Any computer language, however bad is its quality, will attract users once exposed to it, and may become addictive, and its users will feel empowered. It's like jigsaw puzzle in comparison to Rubic Cube. In the context of puzzles, the Jigsaw is a complete waste of time as a game with respect to mathematical values, it however ferment people into fans. A example of this is in computing, is the language Perl.

The above ideas is not new, however, it is hardly ever heard. All one hear every day everywhere are chants of the greatness TeX by ignorant computing geeks and mathematicians. The former know coding, the latter knows abstract specialization, both of which in general are ignorant of the history, psychology, and linguistic theories of knowledge presentation and symbolic system. This must be stopped.

Downfall of TeX

I do think TeX's popularity is waning because of its inappropriateness. They being:

  • Not based on Graphical User Interface.
  • Not interactive. (its usage requires “compile” cycles)
  • Inconsistent syntax.
  • Bad language semantics. (it is difficult to use TeX as a embedded language in typeset programing or document structure programing. (compare: Microsoft Word with VisualBasic, Emacs with elisp))
  • A system based on appearance, not on math expression structure.

As of today, structural and semantic info are receiving greater and greater awareness as opposed to formatting or displaying aspects. Witness today's thoughts of Semantic Web, and a slew of technologies oriented with maintaining structure such as SGML/HTML/XML/MathML, DOM, RSS, Mathematica. Even CSS, is structural based that removed formatting issues from HTML, and is today moving to XLS for XML.

In part, TeX isn't to blame for its own fall, because it is set out to do typesetting and it does that well. The thing is, the entire typesetting business itself is largely a waste of humanity's time. As communication tech progresses, typesetting as it is understood (i.e. concerns about em/en-space, ligatures, typefaces) is going to be extinct. (See: The Moronicities of Typography.)

The Structure in Math Expressions

Math notation does not always have well-defined structure or meaning. However, it is important to consider the preservation of semantic in building a math notation representation language. For example, if we have x^2+Sqrt[x], the system should know that it is a operation applied to two things, each of which is some particular operation on symbols x. Similarly for the traditional notation of matrix, subscripts, sets, absolutes/norms, summation, derivative, integral, ... etc. For any new math notation that does not have a clear structure (say some bunch of arrows towards symbols in some homological algebra), we can for example have a tag that markup the part of expression to indicate that it has no meaning and is for displaying 2D-typeset purposes only.

In TeX, every math expression is just a sequence of structurally meaningless but micro-position-aware symbols.

TeX and Microsoft Equation Editor Considered Equal

TeX, being a pretty-printing system, can be considered in the same class as Microsoft Word Equation Editor. The difference lies only in their mode of operation. Specifically, TeX is by compile and batch operation like a typical computer language, and the Equation Editor is by using a mouse to click menus and buttons with graphical user interface. The heart of both as far as math notation is concerned, is doodling of a em space or en dash. All math notation's semantic structure are lost.
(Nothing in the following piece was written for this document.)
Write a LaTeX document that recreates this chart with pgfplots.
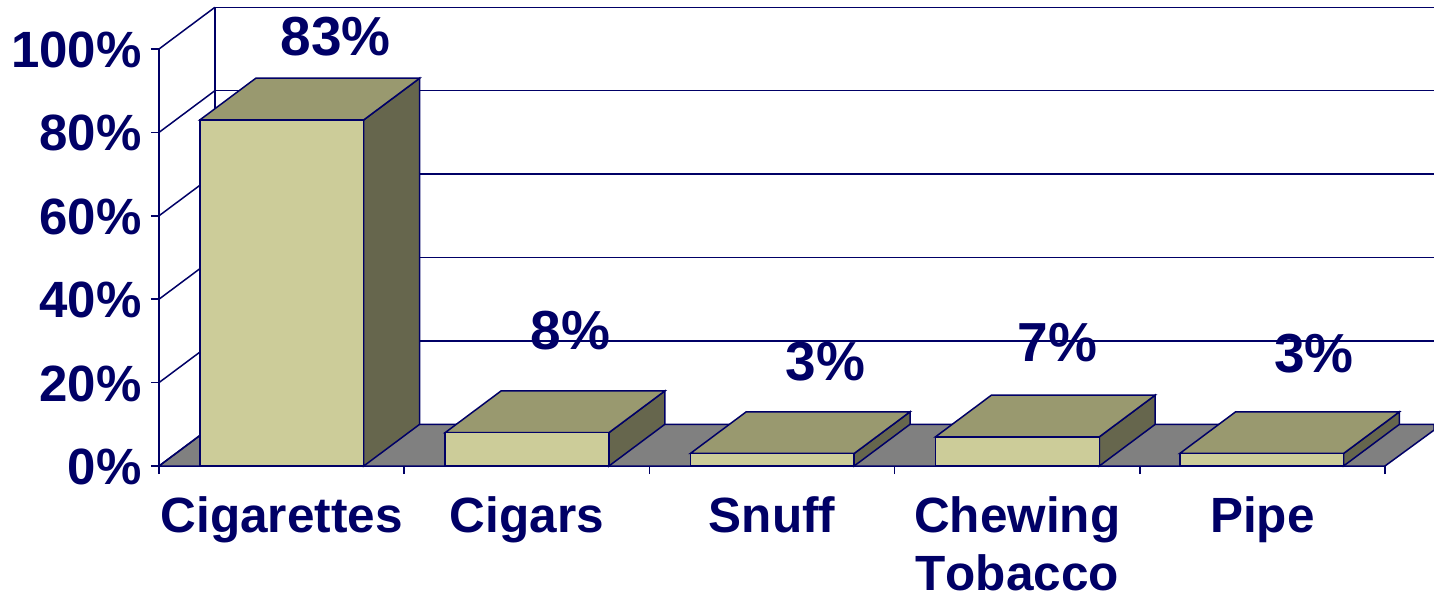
\documentclass[border=0pt]{standalone}
\usepackage{pgfplots}
\pgfplotsset{compat=1.18}
\usepackage{fontspec}
\setmainfont[Kerning=Off]{Liberation Sans}
\definecolor{navy}{HTML}{000066}
\definecolor{frontc}{HTML}{CCCC99}
\definecolor{topc}{HTML}{99996F}
\definecolor{sidec}{HTML}{66664D}
\definecolor{floorc}{HTML}{808080}
\tikzset{ln/.style={draw=navy, line width=1.5pt, line join=miter, mark=none}}
\begin{document}
\begin{tikzpicture}
\path[use as bounding box] (-159pt,-129pt) rectangle (1275pt,466pt);
\begin{axis}[
  at={(0pt,0pt)}, anchor=origin,
  width=1226pt, height=417pt, scale only axis,
  xmin=0, xmax=5, ymin=0, ymax=100, clip=false,
  axis x line=bottom, axis y line=left,
  axis line style={draw=navy, line width=1.5pt, -},
  x axis line style={-}, y axis line style={-},
  tick style={draw=navy, line width=1.5pt},
  xtick={0.5,1.5,2.5,3.5,4.5},
  xticklabels={Cigarettes,Cigars,Snuff,{Chewing\\Tobacco},Pipe},
  minor xtick={0,1,2,3,4,5},
  ytick={0,20,40,60,80,100},
  yticklabels={0\%,20\%,40\%,60\%,80\%,100\%},
  major x tick style={draw=none},
  major tick length=8pt, minor tick length=8pt,
  tick align=outside, tickpos=left,
  x tick label style={font=\fontsize{49.5}{58}\selectfont\bfseries, text=navy, align=center, anchor=north, yshift=-19pt},
  y tick label style={font=\fontsize{51}{60}\selectfont\bfseries, text=navy, anchor=east, xshift=-6pt, yshift=-1pt},
  /pgf/number format/assume math mode=true,
]
% floor
\addplot[ln, fill=floorc] coordinates {(0,0) (5,0) (5.2,8.6) (5.2,10) (0.228,10)} -- cycle;
% back wall gridlines
\addplot[ln] coordinates {(0.228,10) (5.2,10)};
\addplot[ln] coordinates {(0.228,30) (5.2,30)};
\addplot[ln] coordinates {(0.228,50) (5.2,50)};
\addplot[ln] coordinates {(0.228,70) (5.2,70)};
\addplot[ln] coordinates {(0.228,90) (5.2,90)};
\addplot[ln] coordinates {(0.228,110) (5.2,110)};
\addplot[ln] coordinates {(0.228,10) (0.228,110)};
% side wall
\addplot[ln] coordinates {(0,0) (0.228,10)};
\addplot[ln] coordinates {(0,20) (0.228,30)};
\addplot[ln] coordinates {(0,40) (0.228,50)};
\addplot[ln] coordinates {(0,60) (0.228,70)};
\addplot[ln] coordinates {(0,80) (0.228,90)};
\addplot[ln] coordinates {(0,100) (0.228,110)};
% Cigarettes 83
\addplot[ln, fill=sidec] coordinates {(0.835,0) (1.063,10) (1.063,93) (0.835,83)} -- cycle;
\addplot[ln, fill=topc] coordinates {(0.167,83) (0.835,83) (1.063,93) (0.395,93)} -- cycle;
\addplot[ln, fill=frontc] coordinates {(0.167,0) (0.835,0) (0.835,83) (0.167,83)} -- cycle;
% Cigars 8
\addplot[ln, fill=sidec] coordinates {(1.835,0) (2.063,10) (2.063,18) (1.835,8)} -- cycle;
\addplot[ln, fill=topc] coordinates {(1.167,8) (1.835,8) (2.063,18) (1.395,18)} -- cycle;
\addplot[ln, fill=frontc] coordinates {(1.167,0) (1.835,0) (1.835,8) (1.167,8)} -- cycle;
% Snuff 3
\addplot[ln, fill=sidec] coordinates {(2.835,0) (3.063,10) (3.063,13) (2.835,3)} -- cycle;
\addplot[ln, fill=topc] coordinates {(2.167,3) (2.835,3) (3.063,13) (2.395,13)} -- cycle;
\addplot[ln, fill=frontc] coordinates {(2.167,0) (2.835,0) (2.835,3) (2.167,3)} -- cycle;
% Chewing Tobacco 7
\addplot[ln, fill=sidec] coordinates {(3.835,0) (4.063,10) (4.063,17) (3.835,7)} -- cycle;
\addplot[ln, fill=topc] coordinates {(3.167,7) (3.835,7) (4.063,17) (3.395,17)} -- cycle;
\addplot[ln, fill=frontc] coordinates {(3.167,0) (3.835,0) (3.835,7) (3.167,7)} -- cycle;
% Pipe 3
\addplot[ln, fill=sidec] coordinates {(4.831,0) (5.059,10) (5.059,13) (4.831,3)} -- cycle;
\addplot[ln, fill=topc] coordinates {(4.163,3) (4.831,3) (5.059,13) (4.391,13)} -- cycle;
\addplot[ln, fill=frontc] coordinates {(4.163,0) (4.831,0) (4.831,3) (4.163,3)} -- cycle;
% data labels
\addplot[draw=none, nodes near coords={\pgfplotspointmeta\%},
  point meta=explicit symbolic,
  every node near coord/.style={font=\fontsize{55}{60}\selectfont\bfseries, text=navy, anchor=center}]
  coordinates {(0.721,103) [83] (1.678,32.5) [8] (2.719,25.1) [3] (3.665,29.6) [7] (4.71,27) [3]};
\end{axis}
\end{tikzpicture}
\end{document}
LaTeX vs Microsoft Word for Structured Document

Consider LaTeX as a structured documentation system. Microsoft Word's Outline feature does better, plus it has background spell checking, tabs setting, embedded version control, voice annotations, and so on. (provided the person know how to properly use MS Word)

TeX's Place in the World of Typesetting

In order to evaluate TeX asides from its massive brainwashing of the Math community, the question we have to ask is to what degree TeX has made a impact in strictly the typesetting and publishing community. I agree TeX as a typesetting system has made a major impact in this community, however, as a technology, it is far from taking a leading role. Consider QuarkXpress, FrameMaker, PDF, all are in similar market and are not free. (PDF document creating software made by Adobe is not free)


So you know more about this than all of us professional mathematicians who have been working with it all our lives?

Successful and professional writers will in general not know much about linguistics or writing systems. Similarly, musicians typically are ignorant of the history, design, of musical notation systems.

Likewise, professional mathematicians, although they have used math notation all their lives, few have studied or thought about the history of math notation, writing systems, symbolic logic systems, syntax of computer algebra systems or theorem proving systems, linguistics of computer languages, cognizance sciences, psychology of perception, all are related to math notation systems.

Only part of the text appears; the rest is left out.